My garage doors are 83 in. wide; my car 78 in. That’s 2½ in. clearance on either side of the wing mirrors. Believe me, it looks less.
Entering and leaving the garage are just one problem. Inside, I ease the car inches to the left so I can open the driver’s door. Chalk marks on the wall help position the car longitudinally; carpet attached to both walls protects the bodywork. For ten years I have managed these mini-journeys successfully but three days ago I scratched the offside front wing (US: fender) on a quite different variant of the exit route.
The man at Auto Chips said it would cost £150. I thought the rate was about £40. “That’s if you’re shortly going to sell the car. If you’re keeping it you need something permanent.” My aim was to obliterate evidence of my own stupidity so I opted for the latter. I asked questions and he answered them fully, pleased at my interest.
The higher cost covers repainting the whole wing and then drying it in an oven. While it’s still on the car! We stood in a car-size chamber heated to 75 deg F. “People get the wrong idea about our oven,” he said, grinning. There was more. He knew his stuff and enjoyed explaining it in detail. It was (professionally), and still is, one my great pleasures to talk to a communicative expert – on anything.
I told Mrs B that the car was destined for the inside of an oven. “Remember to take the long-distance sweets (US: candy) out of the door compartments,” she said.
Wednesday, 6 May 2009
Subscribe to:
Post Comments (Atom)
6 comments:
For the paint job not designed to last, do they paint it and not heat it? Is it possible to mimic the effect with a very hot blower of some sort?
Last question - what long distance sweets (called bonbons here) do ya'll favor? We're gummy bear fans ourselves.
Simkins. "travel sweets since 1921"?
Julia: It's as if you're still editing me (sympathetically) by way of a mystical variant of a TV remote. Given my sub-300-word limit I wasn't able to explain what a paint job "not designed to last" consisted of. And here you pop up and encourage me to do so as a comment. In fact it's done either by an aerosol plus a bit of "feathering" or mixing up tubes of the prescribed tints with a volatile base. Both of these systems only treat the local area whereas the expensive system does the whole wing. Interestingly the oven is far gentler than a blower and I believe the slower drying contributes to the job's longevity.
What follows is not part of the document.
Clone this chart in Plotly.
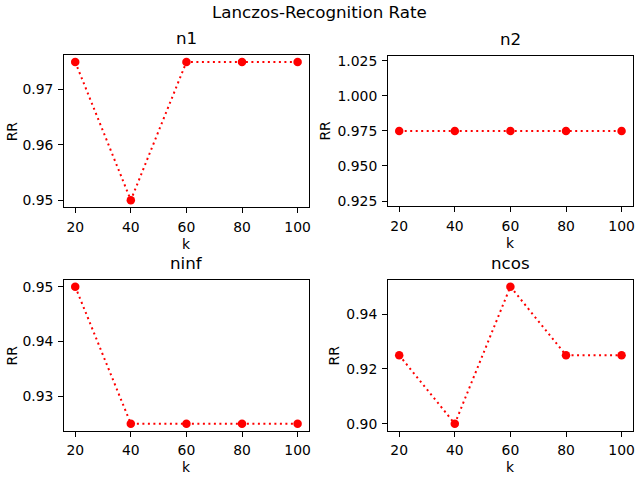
import plotly.graph_objects as go

k = [20, 40, 60, 80, 100]
rr_n1 = [0.975, 0.95, 0.975, 0.975, 0.975]
rr_n2 = [0.975, 0.975, 0.975, 0.975, 0.975]
rr_ninf = [0.95, 0.925, 0.925, 0.925, 0.925]
rr_ncos = [0.925, 0.90, 0.95, 0.925, 0.925]
titles = ["n1", "n2", "ninf", "ncos"]
suptitle = "Lanczos-Recognition Rate"

W, H = 640, 480
FONT = "DejaVu Sans"
fs = 13.9

# axes boxes in pixels (left, right, top, bottom)
boxes = [
    (64.3, 309.7, 52.7, 206.7),
    (389.3, 634.7, 53.3, 205.7),
    (64.3, 309.7, 280.3, 433.0),
    (389.3, 634.7, 280.3, 433.0),
]
ylabel_off = [52, 63.6, 52, 54]
yranges = [
    [0.94875, 0.97625],
    [0.921375, 1.028625],
    [0.92375, 0.95125],
    [0.8975, 0.9525],
]
yticks = [
    dict(tick0=0.95, dtick=0.01, tickformat=".2f"),
    dict(tick0=0.925, dtick=0.025, tickformat=".3f"),
    dict(tick0=0.93, dtick=0.01, tickformat=".2f"),
    dict(tick0=0.90, dtick=0.02, tickformat=".2f"),
]
series = [rr_n1, rr_n2, rr_ninf, rr_ncos]

fig = go.Figure()
annotations = []
for i, (ys, (l, r, t, b)) in enumerate(zip(series, boxes)):
    n = "" if i == 0 else str(i + 1)
    fig.add_trace(go.Scatter(
        x=k, y=ys, mode="lines+markers",
        line=dict(color="red", dash="2px,3.5px", width=2),
        marker=dict(color="red", size=8.5),
        xaxis="x" + n, yaxis="y" + n, showlegend=False,
    ))
    common = dict(showline=True, mirror=True, linecolor="black", linewidth=1,
                  ticks="outside", ticklen=5, tickwidth=1, tickcolor="black",
                  showgrid=False, zeroline=False,
                  tickfont=dict(family=FONT, size=fs, color="black"))
    fig.layout["xaxis" + n] = dict(
        domain=[l / W, r / W], anchor="y" + n, range=[16, 104],
        tickmode="array", tickvals=k, ticktext=[str(v) for v in k],
        ticklabelstandoff=2, **common)
    fig.layout["yaxis" + n] = dict(
        domain=[1 - b / H, 1 - t / H], anchor="x" + n, range=yranges[i],
        tickmode="linear", ticklabelstandoff=2, **yticks[i], **common)
    cx = (l + r) / 2 / W
    annotations.append(dict(text=titles[i], x=cx, y=1 - (t - 17) / H,
                            xref="paper", yref="paper", showarrow=False,
                            xanchor="center", yanchor="middle",
                            font=dict(family=FONT, size=16.7, color="black")))
    annotations.append(dict(text="k", x=cx, y=1 - (b + 37) / H,
                            xref="paper", yref="paper", showarrow=False,
                            xanchor="center", yanchor="middle",
                            font=dict(family=FONT, size=fs, color="black")))
    annotations.append(dict(text="RR", x=(l - ylabel_off[i]) / W, y=1 - (t + b) / 2 / H,
                            xref="paper", yref="paper", showarrow=False,
                            xanchor="center", yanchor="middle", textangle=-90,
                            font=dict(family=FONT, size=fs, color="black")))

annotations.append(dict(text=suptitle, x=0.5, y=1 - 9 / H, xref="paper", yref="paper",
                        showarrow=False, xanchor="center", yanchor="middle",
                        font=dict(family=FONT, size=16.7, color="black")))

fig.update_layout(width=W, height=H, margin=dict(l=0, r=0, t=0, b=0),
                  paper_bgcolor="white", plot_bgcolor="white",
                  annotations=annotations, font=dict(family=FONT))
fig.write_html("out.html", config={"displayModeBar": False},
               post_script="document.body.style.margin='0';document.body.style.overflow='hidden';")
Sweets. First they've got to be hard, they've got to last. Werther's, a toffee which breaks up into shards as thin and as sharp as glass are popular. Transparent fruit thingies (made by the company that does Fox's Glacier Mints) are also preferred. The French try vainly to compete with something called acidulées but I am the only member of our family who can stomach them. We do make an exception, like you, with the UK gummy bear equivalent called jelly babies. To slow down their ingestion the idea is to perform post-mortem surgery on them using just the tongue.
Plutarch: New to me, but clearly not new to the world. To tell the truth I could so with a handful. I've just finished a Miltonian sonnet without hallucinating, but it was a close-run thing.
I had a feeling your 300 word limit was hampering a full description so thought I'd dig a bit!
By the way, did I ever pass along my idea for an alternative to the 300 word limit? I thought it might be fun to start the week at 150 words, Tuesday at 200, and continue to progress to Friday's 700.
Werthers are tasty. We'll have to try them on our next trip!
Julia: From 150 - 700 words. An ingenious idea but you're forgetting my avowed technology theme (somewhat blurred at the moment by my amateurish attempts at versifying). There are subjects I know will bore most people stiff; I do my best because they interest me and accept the lack of response. As a compromise, and as a way of imposing self-discipline, I observe the 300-word barrier. I fear that a curve describing reader response to a series of posts gradually increasing in length would follow a sad a predictable path.
I'm sure you could make 700 words about technology interesting, but on the other hand, having a regular limit is freeing to the brain, allowing it to worry on more important stuff (like subject matter, and how to keep your sausage uncurled).